**Data extract**
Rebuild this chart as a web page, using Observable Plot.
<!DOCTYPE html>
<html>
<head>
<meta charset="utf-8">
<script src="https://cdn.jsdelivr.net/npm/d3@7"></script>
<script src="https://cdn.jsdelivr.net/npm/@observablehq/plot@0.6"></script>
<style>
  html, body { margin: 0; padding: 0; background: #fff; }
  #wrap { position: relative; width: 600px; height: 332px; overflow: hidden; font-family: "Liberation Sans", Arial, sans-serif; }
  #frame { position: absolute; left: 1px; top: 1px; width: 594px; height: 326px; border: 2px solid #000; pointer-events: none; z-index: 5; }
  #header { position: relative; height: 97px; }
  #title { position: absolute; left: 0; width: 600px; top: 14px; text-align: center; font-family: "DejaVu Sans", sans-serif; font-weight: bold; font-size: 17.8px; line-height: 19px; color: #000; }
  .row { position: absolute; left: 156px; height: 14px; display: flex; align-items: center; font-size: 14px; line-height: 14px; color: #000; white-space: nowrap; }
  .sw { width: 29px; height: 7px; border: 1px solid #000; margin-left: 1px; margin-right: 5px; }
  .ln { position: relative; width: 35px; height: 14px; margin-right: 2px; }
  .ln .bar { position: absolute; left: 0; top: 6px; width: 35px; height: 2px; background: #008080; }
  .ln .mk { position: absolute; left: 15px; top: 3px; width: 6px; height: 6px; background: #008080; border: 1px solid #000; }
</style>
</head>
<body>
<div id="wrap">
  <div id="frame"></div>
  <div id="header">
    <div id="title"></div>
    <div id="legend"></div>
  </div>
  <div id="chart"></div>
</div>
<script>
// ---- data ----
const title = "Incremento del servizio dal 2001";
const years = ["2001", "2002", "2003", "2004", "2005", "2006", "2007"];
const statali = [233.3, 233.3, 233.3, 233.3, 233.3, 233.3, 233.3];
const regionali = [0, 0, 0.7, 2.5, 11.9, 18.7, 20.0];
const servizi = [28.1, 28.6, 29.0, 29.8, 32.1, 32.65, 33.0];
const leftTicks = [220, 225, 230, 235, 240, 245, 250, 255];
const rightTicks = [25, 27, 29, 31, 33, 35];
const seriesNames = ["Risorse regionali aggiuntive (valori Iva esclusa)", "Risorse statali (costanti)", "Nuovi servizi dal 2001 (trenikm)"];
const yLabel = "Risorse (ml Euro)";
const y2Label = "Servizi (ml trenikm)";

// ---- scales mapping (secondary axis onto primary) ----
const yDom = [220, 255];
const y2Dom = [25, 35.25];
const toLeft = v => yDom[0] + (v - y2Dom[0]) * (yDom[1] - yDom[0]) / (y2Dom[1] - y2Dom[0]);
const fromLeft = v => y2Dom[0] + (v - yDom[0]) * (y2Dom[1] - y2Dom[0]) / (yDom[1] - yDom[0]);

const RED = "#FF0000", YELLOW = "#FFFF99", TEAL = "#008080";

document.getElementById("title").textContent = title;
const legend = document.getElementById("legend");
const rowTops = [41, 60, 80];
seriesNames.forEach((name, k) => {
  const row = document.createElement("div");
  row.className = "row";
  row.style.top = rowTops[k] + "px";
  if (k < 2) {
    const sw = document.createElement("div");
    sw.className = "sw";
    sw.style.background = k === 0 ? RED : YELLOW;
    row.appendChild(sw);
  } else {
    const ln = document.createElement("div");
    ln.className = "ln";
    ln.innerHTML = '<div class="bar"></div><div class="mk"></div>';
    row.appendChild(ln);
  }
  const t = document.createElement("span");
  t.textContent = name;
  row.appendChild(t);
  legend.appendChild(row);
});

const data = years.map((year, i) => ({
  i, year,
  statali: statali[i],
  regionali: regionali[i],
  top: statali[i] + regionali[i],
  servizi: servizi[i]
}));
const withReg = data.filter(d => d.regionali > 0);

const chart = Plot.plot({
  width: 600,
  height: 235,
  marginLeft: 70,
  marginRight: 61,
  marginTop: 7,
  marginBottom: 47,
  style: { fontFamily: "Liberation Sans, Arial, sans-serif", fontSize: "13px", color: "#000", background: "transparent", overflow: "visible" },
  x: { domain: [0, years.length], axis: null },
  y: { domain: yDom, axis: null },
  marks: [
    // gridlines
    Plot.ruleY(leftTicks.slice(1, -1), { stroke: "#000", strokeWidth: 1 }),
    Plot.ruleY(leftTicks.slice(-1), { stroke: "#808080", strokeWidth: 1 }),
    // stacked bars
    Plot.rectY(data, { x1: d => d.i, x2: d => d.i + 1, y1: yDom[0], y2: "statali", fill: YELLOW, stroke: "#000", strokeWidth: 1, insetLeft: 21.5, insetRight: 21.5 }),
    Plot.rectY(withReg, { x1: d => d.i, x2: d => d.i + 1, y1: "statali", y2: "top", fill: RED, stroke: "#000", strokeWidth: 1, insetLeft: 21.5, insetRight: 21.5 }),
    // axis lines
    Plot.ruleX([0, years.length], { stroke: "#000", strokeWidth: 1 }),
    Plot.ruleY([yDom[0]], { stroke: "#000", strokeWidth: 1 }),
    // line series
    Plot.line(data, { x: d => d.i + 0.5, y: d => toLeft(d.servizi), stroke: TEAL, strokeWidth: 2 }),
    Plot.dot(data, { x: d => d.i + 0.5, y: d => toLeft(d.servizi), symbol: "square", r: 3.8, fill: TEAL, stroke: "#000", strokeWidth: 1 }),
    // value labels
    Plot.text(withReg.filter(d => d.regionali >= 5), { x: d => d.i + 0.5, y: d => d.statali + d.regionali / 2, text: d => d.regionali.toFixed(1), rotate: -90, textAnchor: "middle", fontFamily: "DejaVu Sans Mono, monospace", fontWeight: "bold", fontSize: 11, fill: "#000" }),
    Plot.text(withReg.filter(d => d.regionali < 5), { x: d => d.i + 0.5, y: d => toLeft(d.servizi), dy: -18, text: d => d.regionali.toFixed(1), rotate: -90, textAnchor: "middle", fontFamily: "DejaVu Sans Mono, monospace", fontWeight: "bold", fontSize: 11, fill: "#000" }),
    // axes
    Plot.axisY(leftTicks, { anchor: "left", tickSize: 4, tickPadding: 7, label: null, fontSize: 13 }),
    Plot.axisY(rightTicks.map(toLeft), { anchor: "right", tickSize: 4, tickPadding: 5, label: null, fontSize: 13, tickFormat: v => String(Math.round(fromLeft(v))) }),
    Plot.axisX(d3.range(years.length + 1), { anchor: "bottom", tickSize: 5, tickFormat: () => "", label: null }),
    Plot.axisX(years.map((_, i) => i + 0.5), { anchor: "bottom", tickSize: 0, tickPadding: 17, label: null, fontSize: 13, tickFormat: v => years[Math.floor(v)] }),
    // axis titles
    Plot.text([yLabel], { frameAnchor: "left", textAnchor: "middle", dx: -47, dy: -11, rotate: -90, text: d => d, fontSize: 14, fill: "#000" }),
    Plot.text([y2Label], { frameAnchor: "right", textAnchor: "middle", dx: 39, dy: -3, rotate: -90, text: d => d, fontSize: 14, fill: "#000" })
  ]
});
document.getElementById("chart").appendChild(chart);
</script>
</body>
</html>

**What is asked**
Restate the whole listing exactly.

**Answer to this problem**
Rebuild this chart as a web page, using Observable Plot.
<!DOCTYPE html>
<html>
<head>
<meta charset="utf-8">
<script src="https://cdn.jsdelivr.net/npm/d3@7"></script>
<script src="https://cdn.jsdelivr.net/npm/@observablehq/plot@0.6"></script>
<style>
  html, body { margin: 0; padding: 0; background: #fff; }
  #wrap { position: relative; width: 600px; height: 332px; overflow: hidden; font-family: "Liberation Sans", Arial, sans-serif; }
  #frame { position: absolute; left: 1px; top: 1px; width: 594px; height: 326px; border: 2px solid #000; pointer-events: none; z-index: 5; }
  #header { position: relative; height: 97px; }
  #title { position: absolute; left: 0; width: 600px; top: 14px; text-align: center; font-family: "DejaVu Sans", sans-serif; font-weight: bold; font-size: 17.8px; line-height: 19px; color: #000; }
  .row { position: absolute; left: 156px; height: 14px; display: flex; align-items: center; font-size: 14px; line-height: 14px; color: #000; white-space: nowrap; }
  .sw { width: 29px; height: 7px; border: 1px solid #000; margin-left: 1px; margin-right: 5px; }
  .ln { position: relative; width: 35px; height: 14px; margin-right: 2px; }
  .ln .bar { position: absolute; left: 0; top: 6px; width: 35px; height: 2px; background: #008080; }
  .ln .mk { position: absolute; left: 15px; top: 3px; width: 6px; height: 6px; background: #008080; border: 1px solid #000; }
</style>
</head>
<body>
<div id="wrap">
  <div id="frame"></div>
  <div id="header">
    <div id="title"></div>
    <div id="legend"></div>
  </div>
  <div id="chart"></div>
</div>
<script>
// ---- data ----
const title = "Incremento del servizio dal 2001";
const years = ["2001", "2002", "2003", "2004", "2005", "2006", "2007"];
const statali = [233.3, 233.3, 233.3, 233.3, 233.3, 233.3, 233.3];
const regionali = [0, 0, 0.7, 2.5, 11.9, 18.7, 20.0];
const servizi = [28.1, 28.6, 29.0, 29.8, 32.1, 32.65, 33.0];
const leftTicks = [220, 225, 230, 235, 240, 245, 250, 255];
const rightTicks = [25, 27, 29, 31, 33, 35];
const seriesNames = ["Risorse regionali aggiuntive (valori Iva esclusa)", "Risorse statali (costanti)", "Nuovi servizi dal 2001 (trenikm)"];
const yLabel = "Risorse (ml Euro)";
const y2Label = "Servizi (ml trenikm)";

// ---- scales mapping (secondary axis onto primary) ----
const yDom = [220, 255];
const y2Dom = [25, 35.25];
const toLeft = v => yDom[0] + (v - y2Dom[0]) * (yDom[1] - yDom[0]) / (y2Dom[1] - y2Dom[0]);
const fromLeft = v => y2Dom[0] + (v - yDom[0]) * (y2Dom[1] - y2Dom[0]) / (yDom[1] - yDom[0]);

const RED = "#FF0000", YELLOW = "#FFFF99", TEAL = "#008080";

document.getElementById("title").textContent = title;
const legend = document.getElementById("legend");
const rowTops = [41, 60, 80];
seriesNames.forEach((name, k) => {
  const row = document.createElement("div");
  row.className = "row";
  row.style.top = rowTops[k] + "px";
  if (k < 2) {
    const sw = document.createElement("div");
    sw.className = "sw";
    sw.style.background = k === 0 ? RED : YELLOW;
    row.appendChild(sw);
  } else {
    const ln = document.createElement("div");
    ln.className = "ln";
    ln.innerHTML = '<div class="bar"></div><div class="mk"></div>';
    row.appendChild(ln);
  }
  const t = document.createElement("span");
  t.textContent = name;
  row.appendChild(t);
  legend.appendChild(row);
});

const data = years.map((year, i) => ({
  i, year,
  statali: statali[i],
  regionali: regionali[i],
  top: statali[i] + regionali[i],
  servizi: servizi[i]
}));
const withReg = data.filter(d => d.regionali > 0);

const chart = Plot.plot({
  width: 600,
  height: 235,
  marginLeft: 70,
  marginRight: 61,
  marginTop: 7,
  marginBottom: 47,
  style: { fontFamily: "Liberation Sans, Arial, sans-serif", fontSize: "13px", color: "#000", background: "transparent", overflow: "visible" },
  x: { domain: [0, years.length], axis: null },
  y: { domain: yDom, axis: null },
  marks: [
    // gridlines
    Plot.ruleY(leftTicks.slice(1, -1), { stroke: "#000", strokeWidth: 1 }),
    Plot.ruleY(leftTicks.slice(-1), { stroke: "#808080", strokeWidth: 1 }),
    // stacked bars
    Plot.rectY(data, { x1: d => d.i, x2: d => d.i + 1, y1: yDom[0], y2: "statali", fill: YELLOW, stroke: "#000", strokeWidth: 1, insetLeft: 21.5, insetRight: 21.5 }),
    Plot.rectY(withReg, { x1: d => d.i, x2: d => d.i + 1, y1: "statali", y2: "top", fill: RED, stroke: "#000", strokeWidth: 1, insetLeft: 21.5, insetRight: 21.5 }),
    // axis lines
    Plot.ruleX([0, years.length], { stroke: "#000", strokeWidth: 1 }),
    Plot.ruleY([yDom[0]], { stroke: "#000", strokeWidth: 1 }),
    // line series
    Plot.line(data, { x: d => d.i + 0.5, y: d => toLeft(d.servizi), stroke: TEAL, strokeWidth: 2 }),
    Plot.dot(data, { x: d => d.i + 0.5, y: d => toLeft(d.servizi), symbol: "square", r: 3.8, fill: TEAL, stroke: "#000", strokeWidth: 1 }),
    // value labels
    Plot.text(withReg.filter(d => d.regionali >= 5), { x: d => d.i + 0.5, y: d => d.statali + d.regionali / 2, text: d => d.regionali.toFixed(1), rotate: -90, textAnchor: "middle", fontFamily: "DejaVu Sans Mono, monospace", fontWeight: "bold", fontSize: 11, fill: "#000" }),
    Plot.text(withReg.filter(d => d.regionali < 5), { x: d => d.i + 0.5, y: d => toLeft(d.servizi), dy: -18, text: d => d.regionali.toFixed(1), rotate: -90, textAnchor: "middle", fontFamily: "DejaVu Sans Mono, monospace", fontWeight: "bold", fontSize: 11, fill: "#000" }),
    // axes
    Plot.axisY(leftTicks, { anchor: "left", tickSize: 4, tickPadding: 7, label: null, fontSize: 13 }),
    Plot.axisY(rightTicks.map(toLeft), { anchor: "right", tickSize: 4, tickPadding: 5, label: null, fontSize: 13, tickFormat: v => String(Math.round(fromLeft(v))) }),
    Plot.axisX(d3.range(years.length + 1), { anchor: "bottom", tickSize: 5, tickFormat: () => "", label: null }),
    Plot.axisX(years.map((_, i) => i + 0.5), { anchor: "bottom", tickSize: 0, tickPadding: 17, label: null, fontSize: 13, tickFormat: v => years[Math.floor(v)] }),
    // axis titles
    Plot.text([yLabel], { frameAnchor: "left", textAnchor: "middle", dx: -47, dy: -11, rotate: -90, text: d => d, fontSize: 14, fill: "#000" }),
    Plot.text([y2Label], { frameAnchor: "right", textAnchor: "middle", dx: 39, dy: -3, rotate: -90, text: d => d, fontSize: 14, fill: "#000" })
  ]
});
document.getElementById("chart").appendChild(chart);
</script>
</body>
</html>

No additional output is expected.